**WORK REQUIRED**: Restate the listing that follows word for word, without its pictures.

**PROVIDED DATA**:
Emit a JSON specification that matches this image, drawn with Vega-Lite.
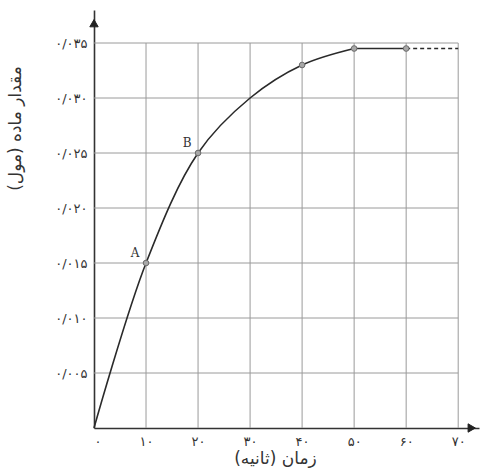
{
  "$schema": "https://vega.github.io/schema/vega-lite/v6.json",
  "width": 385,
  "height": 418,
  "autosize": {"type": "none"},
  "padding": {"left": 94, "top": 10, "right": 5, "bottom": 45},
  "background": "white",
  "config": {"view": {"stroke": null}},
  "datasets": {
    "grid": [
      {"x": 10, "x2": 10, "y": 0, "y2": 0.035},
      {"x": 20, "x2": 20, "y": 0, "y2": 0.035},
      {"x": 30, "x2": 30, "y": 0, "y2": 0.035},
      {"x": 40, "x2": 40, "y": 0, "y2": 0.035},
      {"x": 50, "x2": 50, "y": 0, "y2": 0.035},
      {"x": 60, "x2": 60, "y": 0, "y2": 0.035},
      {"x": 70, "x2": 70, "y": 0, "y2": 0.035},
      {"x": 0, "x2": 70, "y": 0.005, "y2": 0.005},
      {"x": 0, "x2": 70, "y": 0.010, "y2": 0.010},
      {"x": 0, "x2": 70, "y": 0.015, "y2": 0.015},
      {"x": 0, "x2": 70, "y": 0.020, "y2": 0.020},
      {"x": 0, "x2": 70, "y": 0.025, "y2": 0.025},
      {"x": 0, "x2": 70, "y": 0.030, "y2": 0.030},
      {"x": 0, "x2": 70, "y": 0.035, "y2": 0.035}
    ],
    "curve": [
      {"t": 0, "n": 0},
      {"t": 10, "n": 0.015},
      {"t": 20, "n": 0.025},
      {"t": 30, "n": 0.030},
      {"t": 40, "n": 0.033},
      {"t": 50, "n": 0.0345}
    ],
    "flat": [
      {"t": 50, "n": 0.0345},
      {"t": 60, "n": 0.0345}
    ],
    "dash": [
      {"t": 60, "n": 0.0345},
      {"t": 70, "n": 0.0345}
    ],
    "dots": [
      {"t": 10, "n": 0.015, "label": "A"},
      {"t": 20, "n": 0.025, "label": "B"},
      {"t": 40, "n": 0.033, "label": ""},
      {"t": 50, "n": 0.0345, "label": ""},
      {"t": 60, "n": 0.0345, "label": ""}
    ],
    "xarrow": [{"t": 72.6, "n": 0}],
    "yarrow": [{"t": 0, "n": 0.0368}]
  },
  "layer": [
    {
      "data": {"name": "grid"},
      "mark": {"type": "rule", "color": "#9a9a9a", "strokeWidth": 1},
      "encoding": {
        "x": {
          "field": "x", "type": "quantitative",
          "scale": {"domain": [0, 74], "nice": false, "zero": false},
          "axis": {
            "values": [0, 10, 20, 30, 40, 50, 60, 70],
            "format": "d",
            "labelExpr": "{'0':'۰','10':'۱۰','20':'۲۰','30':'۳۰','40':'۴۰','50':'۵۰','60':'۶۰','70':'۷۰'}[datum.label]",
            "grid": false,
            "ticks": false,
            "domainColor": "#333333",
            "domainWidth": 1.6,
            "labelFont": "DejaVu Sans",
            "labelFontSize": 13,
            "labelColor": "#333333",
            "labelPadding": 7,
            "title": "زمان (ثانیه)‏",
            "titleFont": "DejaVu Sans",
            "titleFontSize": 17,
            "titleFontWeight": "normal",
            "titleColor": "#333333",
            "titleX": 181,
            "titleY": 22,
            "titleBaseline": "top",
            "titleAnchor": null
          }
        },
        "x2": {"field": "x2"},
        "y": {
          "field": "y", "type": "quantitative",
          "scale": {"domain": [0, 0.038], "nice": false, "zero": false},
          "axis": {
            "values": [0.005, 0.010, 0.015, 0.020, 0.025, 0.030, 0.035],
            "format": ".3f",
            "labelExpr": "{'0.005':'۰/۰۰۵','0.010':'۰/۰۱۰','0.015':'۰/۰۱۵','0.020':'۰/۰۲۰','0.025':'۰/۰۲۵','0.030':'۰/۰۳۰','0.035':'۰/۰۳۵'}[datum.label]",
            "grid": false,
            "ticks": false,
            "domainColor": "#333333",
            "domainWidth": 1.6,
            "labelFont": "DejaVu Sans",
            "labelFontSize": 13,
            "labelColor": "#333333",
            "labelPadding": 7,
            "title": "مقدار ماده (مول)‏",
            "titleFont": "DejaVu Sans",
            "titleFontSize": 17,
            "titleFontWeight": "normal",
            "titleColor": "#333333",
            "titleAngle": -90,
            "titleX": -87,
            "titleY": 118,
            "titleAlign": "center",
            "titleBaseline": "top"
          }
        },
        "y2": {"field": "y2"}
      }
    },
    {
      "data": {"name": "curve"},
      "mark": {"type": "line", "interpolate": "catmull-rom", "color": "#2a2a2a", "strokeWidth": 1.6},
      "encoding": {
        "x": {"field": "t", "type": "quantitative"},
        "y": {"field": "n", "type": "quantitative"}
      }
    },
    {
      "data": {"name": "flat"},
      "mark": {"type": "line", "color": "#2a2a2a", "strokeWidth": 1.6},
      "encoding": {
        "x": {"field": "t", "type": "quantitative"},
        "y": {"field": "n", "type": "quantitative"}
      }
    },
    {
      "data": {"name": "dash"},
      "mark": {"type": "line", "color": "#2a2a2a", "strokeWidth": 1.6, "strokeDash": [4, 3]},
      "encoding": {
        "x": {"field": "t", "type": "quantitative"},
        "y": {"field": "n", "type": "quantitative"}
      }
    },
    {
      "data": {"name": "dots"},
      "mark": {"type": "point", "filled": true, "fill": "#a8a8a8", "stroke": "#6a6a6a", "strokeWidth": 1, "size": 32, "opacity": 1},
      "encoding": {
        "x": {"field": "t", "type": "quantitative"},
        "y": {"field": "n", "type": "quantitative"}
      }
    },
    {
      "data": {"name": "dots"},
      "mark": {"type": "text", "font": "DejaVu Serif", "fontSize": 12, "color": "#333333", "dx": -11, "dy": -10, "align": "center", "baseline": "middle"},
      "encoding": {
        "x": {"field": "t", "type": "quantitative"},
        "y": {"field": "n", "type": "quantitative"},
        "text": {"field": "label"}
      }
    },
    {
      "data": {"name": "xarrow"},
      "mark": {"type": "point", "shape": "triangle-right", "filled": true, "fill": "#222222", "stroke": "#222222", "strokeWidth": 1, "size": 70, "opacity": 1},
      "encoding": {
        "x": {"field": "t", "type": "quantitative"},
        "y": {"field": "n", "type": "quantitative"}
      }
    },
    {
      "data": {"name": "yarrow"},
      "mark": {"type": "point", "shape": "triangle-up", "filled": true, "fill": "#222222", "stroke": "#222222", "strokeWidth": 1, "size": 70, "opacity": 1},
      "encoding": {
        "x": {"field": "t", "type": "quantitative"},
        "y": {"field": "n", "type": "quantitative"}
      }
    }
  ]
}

**EXERCISE RESULT**:
Emit a JSON specification that matches this image, drawn with Vega-Lite.
{
  "$schema": "https://vega.github.io/schema/vega-lite/v6.json",
  "width": 385,
  "height": 418,
  "autosize": {"type": "none"},
  "padding": {"left": 94, "top": 10, "right": 5, "bottom": 45},
  "background": "white",
  "config": {"view": {"stroke": null}},
  "datasets": {
    "grid": [
      {"x": 10, "x2": 10, "y": 0, "y2": 0.035},
      {"x": 20, "x2": 20, "y": 0, "y2": 0.035},
      {"x": 30, "x2": 30, "y": 0, "y2": 0.035},
      {"x": 40, "x2": 40, "y": 0, "y2": 0.035},
      {"x": 50, "x2": 50, "y": 0, "y2": 0.035},
      {"x": 60, "x2": 60, "y": 0, "y2": 0.035},
      {"x": 70, "x2": 70, "y": 0, "y2": 0.035},
      {"x": 0, "x2": 70, "y": 0.005, "y2": 0.005},
      {"x": 0, "x2": 70, "y": 0.010, "y2": 0.010},
      {"x": 0, "x2": 70, "y": 0.015, "y2": 0.015},
      {"x": 0, "x2": 70, "y": 0.020, "y2": 0.020},
      {"x": 0, "x2": 70, "y": 0.025, "y2": 0.025},
      {"x": 0, "x2": 70, "y": 0.030, "y2": 0.030},
      {"x": 0, "x2": 70, "y": 0.035, "y2": 0.035}
    ],
    "curve": [
      {"t": 0, "n": 0},
      {"t": 10, "n": 0.015},
      {"t": 20, "n": 0.025},
      {"t": 30, "n": 0.030},
      {"t": 40, "n": 0.033},
      {"t": 50, "n": 0.0345}
    ],
    "flat": [
      {"t": 50, "n": 0.0345},
      {"t": 60, "n": 0.0345}
    ],
    "dash": [
      {"t": 60, "n": 0.0345},
      {"t": 70, "n": 0.0345}
    ],
    "dots": [
      {"t": 10, "n": 0.015, "label": "A"},
      {"t": 20, "n": 0.025, "label": "B"},
      {"t": 40, "n": 0.033, "label": ""},
      {"t": 50, "n": 0.0345, "label": ""},
      {"t": 60, "n": 0.0345, "label": ""}
    ],
    "xarrow": [{"t": 72.6, "n": 0}],
    "yarrow": [{"t": 0, "n": 0.0368}]
  },
  "layer": [
    {
      "data": {"name": "grid"},
      "mark": {"type": "rule", "color": "#9a9a9a", "strokeWidth": 1},
      "encoding": {
        "x": {
          "field": "x", "type": "quantitative",
          "scale": {"domain": [0, 74], "nice": false, "zero": false},
          "axis": {
            "values": [0, 10, 20, 30, 40, 50, 60, 70],
            "format": "d",
            "labelExpr": "{'0':'۰','10':'۱۰','20':'۲۰','30':'۳۰','40':'۴۰','50':'۵۰','60':'۶۰','70':'۷۰'}[datum.label]",
            "grid": false,
            "ticks": false,
            "domainColor": "#333333",
            "domainWidth": 1.6,
            "labelFont": "DejaVu Sans",
            "labelFontSize": 13,
            "labelColor": "#333333",
            "labelPadding": 7,
            "title": "زمان (ثانیه)‏",
            "titleFont": "DejaVu Sans",
            "titleFontSize": 17,
            "titleFontWeight": "normal",
            "titleColor": "#333333",
            "titleX": 181,
            "titleY": 22,
            "titleBaseline": "top",
            "titleAnchor": null
          }
        },
        "x2": {"field": "x2"},
        "y": {
          "field": "y", "type": "quantitative",
          "scale": {"domain": [0, 0.038], "nice": false, "zero": false},
          "axis": {
            "values": [0.005, 0.010, 0.015, 0.020, 0.025, 0.030, 0.035],
            "format": ".3f",
            "labelExpr": "{'0.005':'۰/۰۰۵','0.010':'۰/۰۱۰','0.015':'۰/۰۱۵','0.020':'۰/۰۲۰','0.025':'۰/۰۲۵','0.030':'۰/۰۳۰','0.035':'۰/۰۳۵'}[datum.label]",
            "grid": false,
            "ticks": false,
            "domainColor": "#333333",
            "domainWidth": 1.6,
            "labelFont": "DejaVu Sans",
            "labelFontSize": 13,
            "labelColor": "#333333",
            "labelPadding": 7,
            "title": "مقدار ماده (مول)‏",
            "titleFont": "DejaVu Sans",
            "titleFontSize": 17,
            "titleFontWeight": "normal",
            "titleColor": "#333333",
            "titleAngle": -90,
            "titleX": -87,
            "titleY": 118,
            "titleAlign": "center",
            "titleBaseline": "top"
          }
        },
        "y2": {"field": "y2"}
      }
    },
    {
      "data": {"name": "curve"},
      "mark": {"type": "line", "interpolate": "catmull-rom", "color": "#2a2a2a", "strokeWidth": 1.6},
      "encoding": {
        "x": {"field": "t", "type": "quantitative"},
        "y": {"field": "n", "type": "quantitative"}
      }
    },
    {
      "data": {"name": "flat"},
      "mark": {"type": "line", "color": "#2a2a2a", "strokeWidth": 1.6},
      "encoding": {
        "x": {"field": "t", "type": "quantitative"},
        "y": {"field": "n", "type": "quantitative"}
      }
    },
    {
      "data": {"name": "dash"},
      "mark": {"type": "line", "color": "#2a2a2a", "strokeWidth": 1.6, "strokeDash": [4, 3]},
      "encoding": {
        "x": {"field": "t", "type": "quantitative"},
        "y": {"field": "n", "type": "quantitative"}
      }
    },
    {
      "data": {"name": "dots"},
      "mark": {"type": "point", "filled": true, "fill": "#a8a8a8", "stroke": "#6a6a6a", "strokeWidth": 1, "size": 32, "opacity": 1},
      "encoding": {
        "x": {"field": "t", "type": "quantitative"},
        "y": {"field": "n", "type": "quantitative"}
      }
    },
    {
      "data": {"name": "dots"},
      "mark": {"type": "text", "font": "DejaVu Serif", "fontSize": 12, "color": "#333333", "dx": -11, "dy": -10, "align": "center", "baseline": "middle"},
      "encoding": {
        "x": {"field": "t", "type": "quantitative"},
        "y": {"field": "n", "type": "quantitative"},
        "text": {"field": "label"}
      }
    },
    {
      "data": {"name": "xarrow"},
      "mark": {"type": "point", "shape": "triangle-right", "filled": true, "fill": "#222222", "stroke": "#222222", "strokeWidth": 1, "size": 70, "opacity": 1},
      "encoding": {
        "x": {"field": "t", "type": "quantitative"},
        "y": {"field": "n", "type": "quantitative"}
      }
    },
    {
      "data": {"name": "yarrow"},
      "mark": {"type": "point", "shape": "triangle-up", "filled": true, "fill": "#222222", "stroke": "#222222", "strokeWidth": 1, "size": 70, "opacity": 1},
      "encoding": {
        "x": {"field": "t", "type": "quantitative"},
        "y": {"field": "n", "type": "quantitative"}
      }
    }
  ]
}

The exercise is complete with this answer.